Upstairs was a large room where we all ate lunch and had our music lessons. We did other things there, too, like school Christmas celebrations and sometimes a class play. 

Next to it was the kitchen and the tiny library. Sometimes when I went upstairs to get a library book, I’d stop in next door to say hello to Mrs. Archer, the cook. 

When that Monday came, and Mom brought me to school for the first time, I wasn’t nervous like I was at those other schools. I knew the streets. I knew the kids. It felt like home. 

Moving from the Farm Into Town

In early summer of 1958, after school was out for Monty, we moved from our farm in Wanlock, just outside Viola, Illinois, to Galva — about 30 miles east — where my world expanded in ways I couldn’t yet begin to imagine. Life would never be quite the same. 

There were so many “firsts.” For the first time in my six years of life: 

– The wide open spaces of the farm were replaced by  houses that were built closer together with a state highway outside our front door that I was forbidden to cross. 

– We had indoor plumbing! I was fascinated by the bathtub, which Mom let me play in sometimes. That meant no more baths at the kitchen sink, and no more trips to the outhouse when it was raining or in the cold of winter. 

– I was finally old enough to start school that next fall.  I had been begging for this for a couple of years, and now my fondest wish was granted. It would impact my life in ways I could not have foreseen, and set me on a journey of learning that continues to this day. 

– I lost my best friend and constant companion —  Brownie, our farm dog. City ordinances said he had to be tied. He was clearly unhappy, so he went to live on another farm with new children to play with. 

– Monty and I had a little more freedom. The town was small, but it had a candy store in the center of town. We were occasionally allowed to walk there to spend our nickels and dimes. There was also a concrete wading pool nearby which was open to the public — but couldn’t have been more than a foot deep. I had to sit or lie down to get wet all over.

– I made new friends. Susie lived a short distance away. The Mohnen twins (both boys) lived across the street. The lady who lived opposite us on the other side of the state highway liked to hold me on her lap, but I could only go see her if Mom was with me. 

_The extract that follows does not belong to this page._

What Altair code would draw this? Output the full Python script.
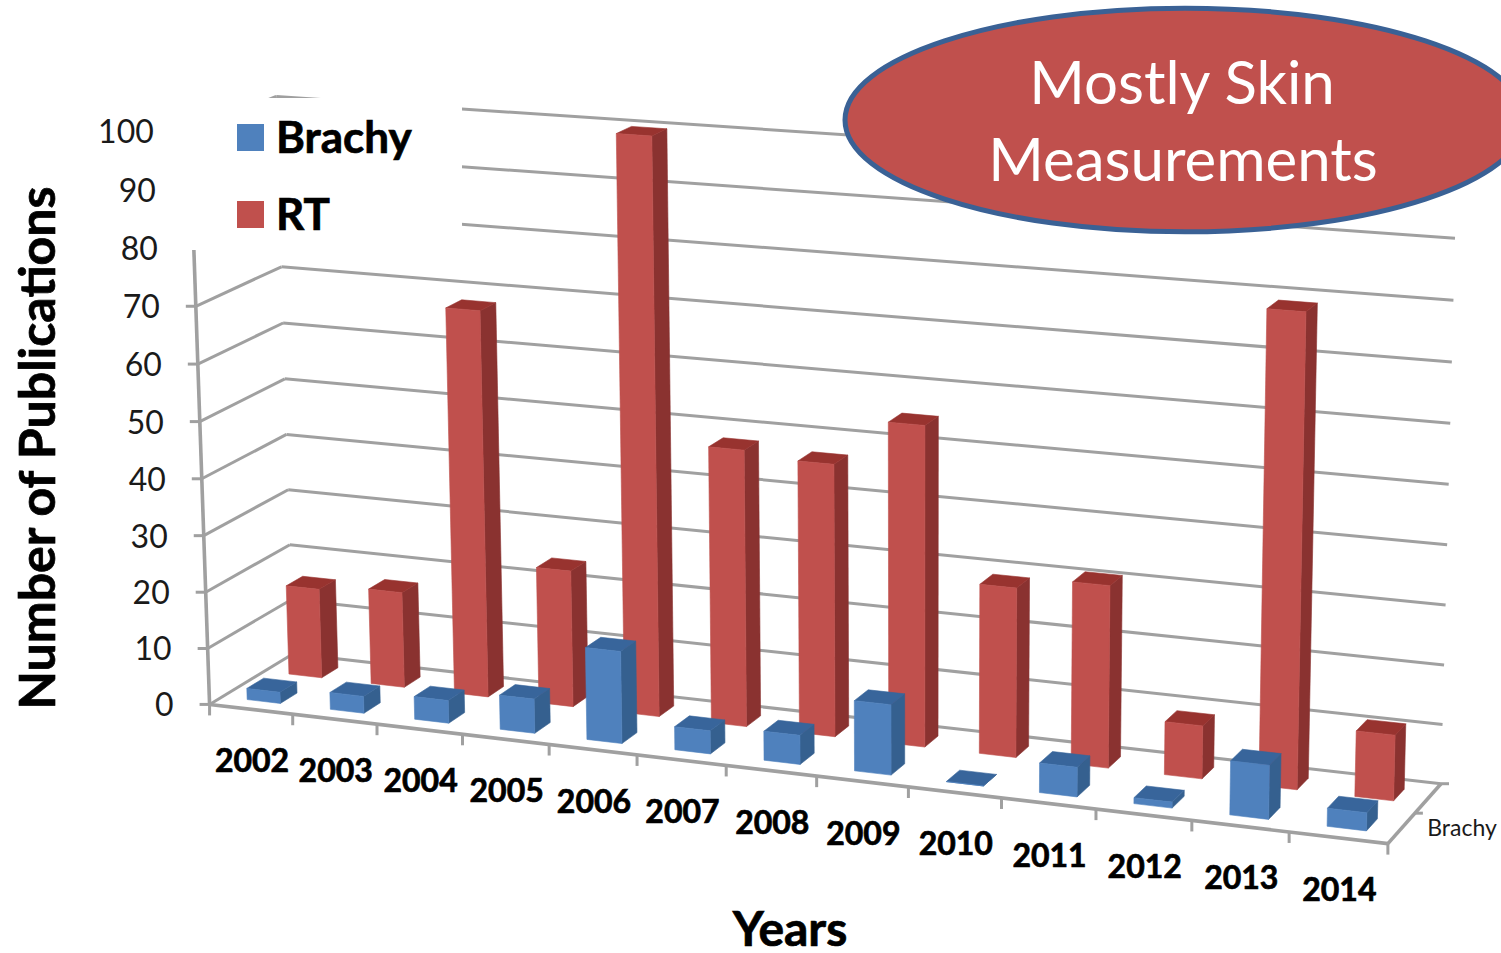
import altair as alt
import numpy as np
import pandas as pd

# Publication counts per year
YEARS = ["2002", "2003", "2004", "2005", "2006", "2007", "2008", "2009", "2010", "2011", "2012", "2013", "2014"]
BRACHY = [2, 3, 4, 6, 16, 4, 5, 12, 0, 5, 1, 9, 3]
RT = [16, 17, 68, 24, 100, 48, 47, 55, 29, 31, 9, 79, 11]
VALUE_TICKS = [0, 10, 20, 30, 40, 50, 60, 70, 80, 90, 100]

W, H = 1501, 953
BODY_FONT = "Lato"

# Camera of the 3D box: world (t along years, value, d into the page) -> page pixels
CAMERA_WORLD = [
    (0, 0, 0), (0, 10, 0), (0, 20, 0), (0, 30, 0), (0, 60, 0), (0, 70, 0), (0, 80, 0),
    (0, 0, 1), (0, 20, 1), (0, 60, 1), (0, 70, 1), (0, 100, 1),
    (1, 0, 1), (1, 30, 1), (1, 50, 1), (1, 70, 1), (1, 90, 1),
    (1, 0, 0),
]
CAMERA_PAGE = [
    (212, 703), (207, 648), (205, 593), (203, 535), (198, 363), (196, 306), (193, 250),
    (292, 655), (290, 545), (283, 324), (282, 267), (277, 95),
    (1441, 782), (1446, 605), (1449, 485), (1451, 362), (1455, 238),
    (1388, 845),
]


def fit_camera(world, page):
    rows = []
    for (a, b, c), (u, v) in zip(world, page):
        s = [a, b / 100, c, 1]
        rows.append(s + [0, 0, 0, 0] + [-u * q for q in s])
        rows.append([0, 0, 0, 0] + s + [-v * q for q in s])
    return np.linalg.svd(np.array(rows, dtype=float))[2][-1].reshape(3, 4)


CAM = fit_camera(CAMERA_WORLD, CAMERA_PAGE)


def project(t, v, d):
    p = CAM @ np.array([t, v / 100, d, 1.0])
    return float(p[0] / p[2]), float(p[1] / p[2])


x_scale = alt.Scale(domain=[0, W], range=[0, W], nice=False, zero=False)
y_scale = alt.Scale(domain=[0, H], range=[0, H], nice=False, zero=False)
X = alt.X("x:Q", scale=x_scale, axis=None)
Y = alt.Y("y:Q", scale=y_scale, axis=None)

# Wall lines, floor edges and tick stubs
grid, axes = [], []


def seg(store, a, b):
    store.append({"x": a[0], "y": a[1], "x2": b[0], "y2": b[1]})


for v in VALUE_TICKS:
    seg(grid, project(0, v, 0), project(0, v, 1))
    seg(grid, project(0, v, 1), project(1, v, 1))
    fx, fy = project(0, v, 0)
    if v <= 80:
        seg(grid, (fx - 10, fy), (fx, fy))
seg(axes, project(0, 0, 0), project(0, 80, 0))
seg(axes, project(0, 0, 0), project(1, 0, 0))
seg(axes, project(1, 0, 0), project(1, 0, 1))
for i in range(len(YEARS) + 1):
    fx, fy = project(i / len(YEARS), 0, 0)
    seg(grid, (fx, fy), (fx, fy + 11))
bx, by = project(1, 0, 1)
seg(grid, (bx, by), (bx + 8, by))
mx, my = project(1, 0, 0.5)
seg(grid, (mx, my), (mx + 8, my))


def rules(rows, width):
    return alt.Chart(pd.DataFrame(rows)).mark_rule(color="#A0A0A0", strokeWidth=width).encode(
        x=X, y=Y, x2="x2:Q", y2="y2:Q"
    )


# Bar faces from the values: 0.4 of a category wide, 0.4 of a row deep
def bar_faces(values, d0, d1):
    front, side, top = [], [], []
    n = len(values)
    for i, val in enumerate(values):
        t0, t1 = (i + 0.3) / n, (i + 0.7) / n
        for rows, corners in (
            (front, [(t0, 0, d0), (t1, 0, d0), (t1, val, d0), (t0, val, d0)]),
            (side, [(t1, 0, d0), (t1, 0, d1), (t1, val, d1), (t1, val, d0)]),
            (top, [(t0, val, d0), (t1, val, d0), (t1, val, d1), (t0, val, d1)]),
        ):
            for k, c in enumerate(corners):
                px, py = project(*c)
                rows.append({"bar": i, "k": k, "x": px, "y": py})
    return front, side, top


def face(rows, color):
    return alt.Chart(pd.DataFrame(rows)).mark_line(
        fill=color, stroke=color, strokeWidth=0.6, interpolate="linear-closed", filled=True
    ).encode(x=X, y=Y, detail="bar:N", order="k:Q")


rt_front, rt_side, rt_top = bar_faces(RT, 0.65, 0.85)
br_front, br_side, br_top = bar_faces(BRACHY, 0.15, 0.35)
bars = [
    face(rt_side, "#8A3230"), face(rt_top, "#98332F"), face(rt_front, "#C0504D"),
    face(br_side, "#35608F"), face(br_top, "#38659B"), face(br_front, "#4F81BD"),
]


def text(rows, **mark):
    return alt.Chart(pd.DataFrame(rows)).mark_text(font=BODY_FONT, **mark).encode(x=X, y=Y, text="label:N")


def heavy(rows, **mark):
    return text(rows, fontWeight="bold", color="black", stroke="black", strokeWidth=0.7, **mark)


year_rows = []
for i, y in enumerate(YEARS):
    cx, cy = project((i + 0.5) / len(YEARS), 0, 0)
    year_rows.append({"label": y, "x": cx + 1, "y": cy + 53})
value_rows = []
for v in VALUE_TICKS:
    fx, fy = project(0, v, 0)
    value_rows.append({"label": str(v), "x": fx - 36, "y": fy + 2})

# Panel behind the legend hides the upper wall lines
mask = alt.Chart(pd.DataFrame([{"x": 175, "x2": 462, "y": 98, "y2": 250}])).mark_rect(
    color="white"
).encode(x=X, x2="x2:Q", y=Y, y2="y2:Q")

legend_rows = [
    {"label": "Brachy", "x": 276, "y": 140, "sx": 237, "sx2": 264, "sy": 124, "sy2": 151, "c": "#4F81BD"},
    {"label": "RT", "x": 276, "y": 217, "sx": 237, "sx2": 264, "sy": 201, "sy2": 228, "c": "#C0504D"},
]
legend_df = pd.DataFrame(legend_rows)
legend_squares = alt.Chart(legend_df).mark_rect().encode(
    x=alt.X("sx:Q", scale=x_scale, axis=None), x2="sx2:Q",
    y=alt.Y("sy:Q", scale=y_scale, axis=None), y2="sy2:Q",
    color=alt.Color("c:N", scale=None),
)

# Callout oval, running off the right edge
oval = alt.Chart(pd.DataFrame([{"x": 1185, "y": 120}])).mark_point(
    shape="M -1 0 A 1 0.329 0 1 1 1 0 A 1 0.329 0 1 1 -1 0 Z",
    size=680 ** 2, filled=True, fill="#C0504D", stroke="#3A6195", strokeWidth=5, opacity=1,
).encode(x=X, y=Y)

layers = [
    rules(grid, 3), rules(axes, 3.6), *bars, mask, legend_squares,
    heavy(legend_rows, align="left", baseline="middle", fontSize=44),
    oval,
    text([{"label": "Mostly Skin", "x": 1182, "y": 86}, {"label": "Measurements", "x": 1183, "y": 163}],
         align="center", baseline="middle", fontSize=60, color="white"),
    text(value_rows, align="right", baseline="middle", fontSize=32, color="#1A1A1A"),
    heavy(year_rows, align="center", baseline="middle", fontSize=32),
    text([{"label": "Brachy", "x": 1462, "y": 829}], align="center", baseline="middle", fontSize=23, color="#1A1A1A"),
    heavy([{"label": "Years", "x": 790, "y": 932}], align="center", baseline="middle", fontSize=48),
    heavy([{"label": "Number of Publications", "x": 40, "y": 448}], align="center", baseline="middle", fontSize=50,
          angle=270),
]

chart = alt.layer(*layers).properties(
    width=W, height=H, padding=0, autosize=alt.AutoSizeParams(type="none"), background="white"
).configure_view(stroke=None)

chart.save("out.html", embed_options={"renderer": "svg", "actions": False})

I missed the farm, but there were so many new experiences that I also enjoyed so I adjusted quickly. 

The move into town was only the beginning of a lifetime of learning and growth. 

I would never visit the farm again except for two or three times as an adult when we were in the area, a nod to the nostalgia of my childhood. But sadness in losing it never truly came, because it is deeply embedded in my memory and lives on in my stories. That is why I write them — to remember, and for them to live on in the lives of my children and grandchildren and all who come after. It is also to leave behind a small bit of history —  to tell what life was like on a northwestern Illinois farm in the 1950s.

Leaving the Farm

We lived on the farm until I was six years old. Dad sold all the animals and equipment, but he kept his milk trucks. The milk routes were one of the main reasons we moved — now he had access to two creameries instead of just one.

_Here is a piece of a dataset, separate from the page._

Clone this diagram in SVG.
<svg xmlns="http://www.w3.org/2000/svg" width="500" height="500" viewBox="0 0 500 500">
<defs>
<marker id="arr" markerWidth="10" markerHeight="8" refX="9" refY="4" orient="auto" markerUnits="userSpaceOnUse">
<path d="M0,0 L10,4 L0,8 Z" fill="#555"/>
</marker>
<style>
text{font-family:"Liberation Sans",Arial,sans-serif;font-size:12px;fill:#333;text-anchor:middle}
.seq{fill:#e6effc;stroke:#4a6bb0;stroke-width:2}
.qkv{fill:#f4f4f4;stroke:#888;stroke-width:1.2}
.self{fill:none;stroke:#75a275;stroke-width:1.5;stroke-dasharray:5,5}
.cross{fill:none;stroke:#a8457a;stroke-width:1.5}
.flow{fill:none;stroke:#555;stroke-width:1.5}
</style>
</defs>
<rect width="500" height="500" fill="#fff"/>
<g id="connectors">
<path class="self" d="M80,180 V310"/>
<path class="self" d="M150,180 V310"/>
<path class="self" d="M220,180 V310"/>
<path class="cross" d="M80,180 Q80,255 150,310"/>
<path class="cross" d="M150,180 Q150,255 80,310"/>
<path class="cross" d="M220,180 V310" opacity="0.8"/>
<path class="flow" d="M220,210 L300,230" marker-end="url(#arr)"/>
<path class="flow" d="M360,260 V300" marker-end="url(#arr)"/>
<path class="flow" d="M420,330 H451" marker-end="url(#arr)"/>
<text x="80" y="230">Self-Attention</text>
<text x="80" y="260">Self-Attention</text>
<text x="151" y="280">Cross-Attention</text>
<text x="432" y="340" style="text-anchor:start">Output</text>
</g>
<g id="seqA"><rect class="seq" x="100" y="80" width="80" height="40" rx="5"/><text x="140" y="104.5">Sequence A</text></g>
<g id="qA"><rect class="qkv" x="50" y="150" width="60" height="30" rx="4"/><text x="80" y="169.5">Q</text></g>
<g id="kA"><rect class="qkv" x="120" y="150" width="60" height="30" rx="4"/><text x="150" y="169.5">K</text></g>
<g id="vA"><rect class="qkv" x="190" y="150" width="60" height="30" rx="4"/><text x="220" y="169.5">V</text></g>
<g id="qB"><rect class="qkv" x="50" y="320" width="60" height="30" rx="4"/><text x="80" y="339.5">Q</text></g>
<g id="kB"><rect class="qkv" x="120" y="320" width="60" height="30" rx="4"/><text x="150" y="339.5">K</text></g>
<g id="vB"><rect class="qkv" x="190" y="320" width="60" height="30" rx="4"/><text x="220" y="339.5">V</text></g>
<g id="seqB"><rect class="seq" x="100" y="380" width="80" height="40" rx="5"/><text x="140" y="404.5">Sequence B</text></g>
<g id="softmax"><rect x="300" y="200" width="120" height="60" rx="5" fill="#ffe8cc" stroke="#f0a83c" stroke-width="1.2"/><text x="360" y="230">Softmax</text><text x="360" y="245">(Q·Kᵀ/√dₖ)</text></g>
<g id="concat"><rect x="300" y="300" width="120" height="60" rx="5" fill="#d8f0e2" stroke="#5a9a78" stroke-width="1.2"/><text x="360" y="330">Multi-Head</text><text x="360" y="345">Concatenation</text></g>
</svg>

We moved to a new town, where I started school. Learning to read was thrilling, and it remains one of the great joys of my life. I remember Dick and Jane, and Spot and Puff, with deep fondness.

Everything was different there — city streets instead of gravel roads. We brought Brownie, of course, but a city ordinance meant he had to be tied up. We lived on a highway at the edge of town, and our small yard was a poor substitute for the acres of farmland he once roamed.

Mom and Dad said it wasn’t fair to keep him tied. He was sad — a farm dog, after all, used to chasing rabbits and running through open pastures. So Dad found him a home on a farm belonging to a good customer on one of his milk routes. I was sad, too. I missed him terribly. But Dad said Brownie was happier there, and that gave me comfort.

Over the next two years, we moved several more times to accommodate Dad’s changing business. Near the end of my third-grade year, Dad sold the milk trucks, found a better job, and purchased Mom’s childhood home in a small rural village only a few miles from the farm.

Soon after, Mom enrolled me in school — the one I came to think of fondly as The Little Red Schoolhouse. It was the same country school that Mom and her eight brothers and sisters had attended before me.

Black-and-white historic photograph of Millersburg School building with students and teachers posed in front.

Millersburg School building, which housed grades 1–8 (later
1–6) before closing in 1962. Historic photo — not my class.
Color rendering of the Millersburg School re-created from the historic photo.


The entire school, grades 1–6, fit into two classrooms. Most grades had six to eight students. Some had fewer. When I was in fifth grade, there were only four children in fourth.

It was small in a way that felt personal.

The Day I Went to School With My Brother

I wasn’t school age yet. I must have been four or five — sometime around 1956 or 1957. After watching my brother get on the big yellow school bus every morning, my mother sent me along to school with him one day.

It must have been late spring because I don’t remember needing a coat, and I’m fairly sure I wore a dress—because girls wore dresses to school then. It was one of those mild, sunlit days. That’s why I’ve always thought of it that way. 

The teacher gave me a little chair to use beside my brother’s desk. I was the only “extra” child — for which I am sure the teacher must have been grateful, but I remember feeling like one of the big kids as I colored beside him.

Recess was quite an adventure for me. There were so many kids to play with where I normally spent most of my days playing alone or with my dog, Brownie, while my brother was in school.

When recess was over, the teacher rang the bell for everyone to come back inside. It was a handheld bell, not the electric kind schools have today.


I have often wondered what led up to going to school with my brother, and why it was allowed, but there is no one left to ask how it came about. It may have been one of those end-of-the-year “bring your sibling to school” days—but that’s only my best guess.